What is needed
Make an exact transcription of the material, leaving out all images.

Supplied material

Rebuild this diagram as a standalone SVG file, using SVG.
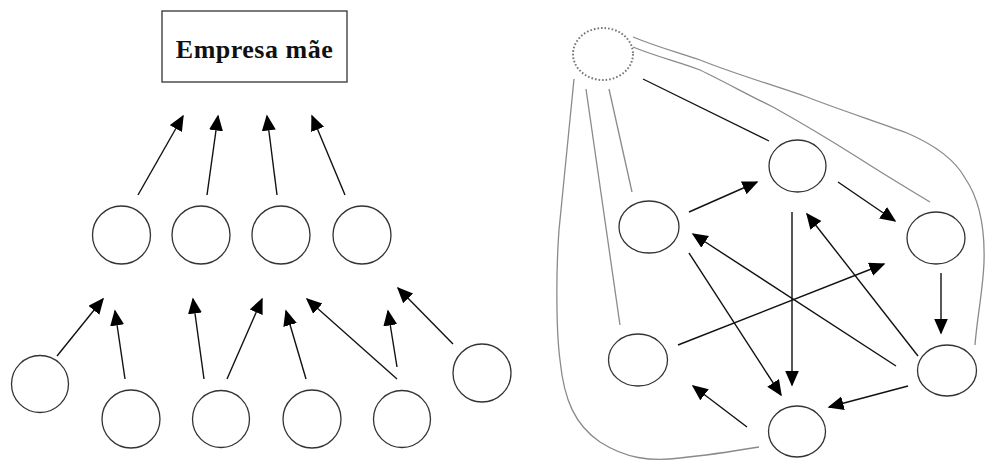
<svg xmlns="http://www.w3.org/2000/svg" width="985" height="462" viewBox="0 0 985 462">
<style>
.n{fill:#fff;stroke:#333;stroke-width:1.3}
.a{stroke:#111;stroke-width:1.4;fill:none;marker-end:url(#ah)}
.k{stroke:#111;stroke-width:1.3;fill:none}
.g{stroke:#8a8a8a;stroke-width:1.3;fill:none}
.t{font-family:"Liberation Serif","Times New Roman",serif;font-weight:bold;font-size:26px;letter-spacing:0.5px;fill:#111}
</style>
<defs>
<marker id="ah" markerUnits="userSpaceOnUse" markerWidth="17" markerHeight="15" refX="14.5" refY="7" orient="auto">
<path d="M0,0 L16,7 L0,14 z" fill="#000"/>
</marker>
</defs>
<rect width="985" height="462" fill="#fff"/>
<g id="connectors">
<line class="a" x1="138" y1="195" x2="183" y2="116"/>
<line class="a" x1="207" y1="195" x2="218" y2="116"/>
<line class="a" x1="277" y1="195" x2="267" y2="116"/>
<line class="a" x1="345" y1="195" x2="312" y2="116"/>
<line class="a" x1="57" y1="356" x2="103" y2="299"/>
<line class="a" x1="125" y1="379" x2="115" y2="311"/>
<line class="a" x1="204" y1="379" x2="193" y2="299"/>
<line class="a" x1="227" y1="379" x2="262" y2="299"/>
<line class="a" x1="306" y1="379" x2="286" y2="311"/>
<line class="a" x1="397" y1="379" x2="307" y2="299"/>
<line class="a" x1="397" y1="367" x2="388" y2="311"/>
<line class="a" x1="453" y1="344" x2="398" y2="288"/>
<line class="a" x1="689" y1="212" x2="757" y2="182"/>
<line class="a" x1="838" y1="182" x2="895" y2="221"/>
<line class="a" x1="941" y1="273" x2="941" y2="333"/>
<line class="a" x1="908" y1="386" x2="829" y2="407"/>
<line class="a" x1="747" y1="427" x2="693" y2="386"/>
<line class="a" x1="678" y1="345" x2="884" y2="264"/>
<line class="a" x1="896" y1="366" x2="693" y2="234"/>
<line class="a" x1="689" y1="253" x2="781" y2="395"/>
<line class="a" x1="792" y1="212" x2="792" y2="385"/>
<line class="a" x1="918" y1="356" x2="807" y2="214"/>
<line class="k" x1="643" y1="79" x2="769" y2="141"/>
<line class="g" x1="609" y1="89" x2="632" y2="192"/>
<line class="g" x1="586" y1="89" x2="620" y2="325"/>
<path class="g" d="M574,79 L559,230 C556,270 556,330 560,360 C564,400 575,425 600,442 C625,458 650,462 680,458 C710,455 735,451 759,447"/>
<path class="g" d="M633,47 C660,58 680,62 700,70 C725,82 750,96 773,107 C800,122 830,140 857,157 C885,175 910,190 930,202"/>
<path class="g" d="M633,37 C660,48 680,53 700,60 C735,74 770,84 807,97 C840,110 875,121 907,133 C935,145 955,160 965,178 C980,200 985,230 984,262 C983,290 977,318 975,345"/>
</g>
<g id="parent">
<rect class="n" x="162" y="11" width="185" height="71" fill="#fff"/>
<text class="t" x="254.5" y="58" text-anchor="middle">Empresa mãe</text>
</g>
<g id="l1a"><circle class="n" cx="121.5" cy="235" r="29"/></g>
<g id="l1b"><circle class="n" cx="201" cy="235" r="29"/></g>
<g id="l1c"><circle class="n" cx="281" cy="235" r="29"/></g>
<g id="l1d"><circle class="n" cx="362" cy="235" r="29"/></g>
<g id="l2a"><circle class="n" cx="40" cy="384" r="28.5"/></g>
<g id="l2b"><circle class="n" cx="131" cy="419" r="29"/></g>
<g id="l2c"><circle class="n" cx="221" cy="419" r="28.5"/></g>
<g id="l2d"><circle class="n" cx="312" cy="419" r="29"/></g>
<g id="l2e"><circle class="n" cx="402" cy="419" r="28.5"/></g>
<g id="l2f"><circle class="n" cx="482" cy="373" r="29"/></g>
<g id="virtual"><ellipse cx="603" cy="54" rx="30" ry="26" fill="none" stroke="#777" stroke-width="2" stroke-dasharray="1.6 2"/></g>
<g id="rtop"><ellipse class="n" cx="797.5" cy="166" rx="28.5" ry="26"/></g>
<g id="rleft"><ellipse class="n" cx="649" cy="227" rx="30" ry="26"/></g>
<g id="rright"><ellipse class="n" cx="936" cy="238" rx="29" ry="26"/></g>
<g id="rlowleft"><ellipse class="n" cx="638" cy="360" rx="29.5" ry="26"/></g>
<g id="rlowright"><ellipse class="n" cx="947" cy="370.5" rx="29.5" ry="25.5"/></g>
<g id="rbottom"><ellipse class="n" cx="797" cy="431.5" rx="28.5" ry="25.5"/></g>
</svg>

Reply
Rebuild this diagram as a standalone SVG file, using SVG.
<svg xmlns="http://www.w3.org/2000/svg" width="985" height="462" viewBox="0 0 985 462">
<style>
.n{fill:#fff;stroke:#333;stroke-width:1.3}
.a{stroke:#111;stroke-width:1.4;fill:none;marker-end:url(#ah)}
.k{stroke:#111;stroke-width:1.3;fill:none}
.g{stroke:#8a8a8a;stroke-width:1.3;fill:none}
.t{font-family:"Liberation Serif","Times New Roman",serif;font-weight:bold;font-size:26px;letter-spacing:0.5px;fill:#111}
</style>
<defs>
<marker id="ah" markerUnits="userSpaceOnUse" markerWidth="17" markerHeight="15" refX="14.5" refY="7" orient="auto">
<path d="M0,0 L16,7 L0,14 z" fill="#000"/>
</marker>
</defs>
<rect width="985" height="462" fill="#fff"/>
<g id="connectors">
<line class="a" x1="138" y1="195" x2="183" y2="116"/>
<line class="a" x1="207" y1="195" x2="218" y2="116"/>
<line class="a" x1="277" y1="195" x2="267" y2="116"/>
<line class="a" x1="345" y1="195" x2="312" y2="116"/>
<line class="a" x1="57" y1="356" x2="103" y2="299"/>
<line class="a" x1="125" y1="379" x2="115" y2="311"/>
<line class="a" x1="204" y1="379" x2="193" y2="299"/>
<line class="a" x1="227" y1="379" x2="262" y2="299"/>
<line class="a" x1="306" y1="379" x2="286" y2="311"/>
<line class="a" x1="397" y1="379" x2="307" y2="299"/>
<line class="a" x1="397" y1="367" x2="388" y2="311"/>
<line class="a" x1="453" y1="344" x2="398" y2="288"/>
<line class="a" x1="689" y1="212" x2="757" y2="182"/>
<line class="a" x1="838" y1="182" x2="895" y2="221"/>
<line class="a" x1="941" y1="273" x2="941" y2="333"/>
<line class="a" x1="908" y1="386" x2="829" y2="407"/>
<line class="a" x1="747" y1="427" x2="693" y2="386"/>
<line class="a" x1="678" y1="345" x2="884" y2="264"/>
<line class="a" x1="896" y1="366" x2="693" y2="234"/>
<line class="a" x1="689" y1="253" x2="781" y2="395"/>
<line class="a" x1="792" y1="212" x2="792" y2="385"/>
<line class="a" x1="918" y1="356" x2="807" y2="214"/>
<line class="k" x1="643" y1="79" x2="769" y2="141"/>
<line class="g" x1="609" y1="89" x2="632" y2="192"/>
<line class="g" x1="586" y1="89" x2="620" y2="325"/>
<path class="g" d="M574,79 L559,230 C556,270 556,330 560,360 C564,400 575,425 600,442 C625,458 650,462 680,458 C710,455 735,451 759,447"/>
<path class="g" d="M633,47 C660,58 680,62 700,70 C725,82 750,96 773,107 C800,122 830,140 857,157 C885,175 910,190 930,202"/>
<path class="g" d="M633,37 C660,48 680,53 700,60 C735,74 770,84 807,97 C840,110 875,121 907,133 C935,145 955,160 965,178 C980,200 985,230 984,262 C983,290 977,318 975,345"/>
</g>
<g id="parent">
<rect class="n" x="162" y="11" width="185" height="71" fill="#fff"/>
<text class="t" x="254.5" y="58" text-anchor="middle">Empresa mãe</text>
</g>
<g id="l1a"><circle class="n" cx="121.5" cy="235" r="29"/></g>
<g id="l1b"><circle class="n" cx="201" cy="235" r="29"/></g>
<g id="l1c"><circle class="n" cx="281" cy="235" r="29"/></g>
<g id="l1d"><circle class="n" cx="362" cy="235" r="29"/></g>
<g id="l2a"><circle class="n" cx="40" cy="384" r="28.5"/></g>
<g id="l2b"><circle class="n" cx="131" cy="419" r="29"/></g>
<g id="l2c"><circle class="n" cx="221" cy="419" r="28.5"/></g>
<g id="l2d"><circle class="n" cx="312" cy="419" r="29"/></g>
<g id="l2e"><circle class="n" cx="402" cy="419" r="28.5"/></g>
<g id="l2f"><circle class="n" cx="482" cy="373" r="29"/></g>
<g id="virtual"><ellipse cx="603" cy="54" rx="30" ry="26" fill="none" stroke="#777" stroke-width="2" stroke-dasharray="1.6 2"/></g>
<g id="rtop"><ellipse class="n" cx="797.5" cy="166" rx="28.5" ry="26"/></g>
<g id="rleft"><ellipse class="n" cx="649" cy="227" rx="30" ry="26"/></g>
<g id="rright"><ellipse class="n" cx="936" cy="238" rx="29" ry="26"/></g>
<g id="rlowleft"><ellipse class="n" cx="638" cy="360" rx="29.5" ry="26"/></g>
<g id="rlowright"><ellipse class="n" cx="947" cy="370.5" rx="29.5" ry="25.5"/></g>
<g id="rbottom"><ellipse class="n" cx="797" cy="431.5" rx="28.5" ry="25.5"/></g>
</svg>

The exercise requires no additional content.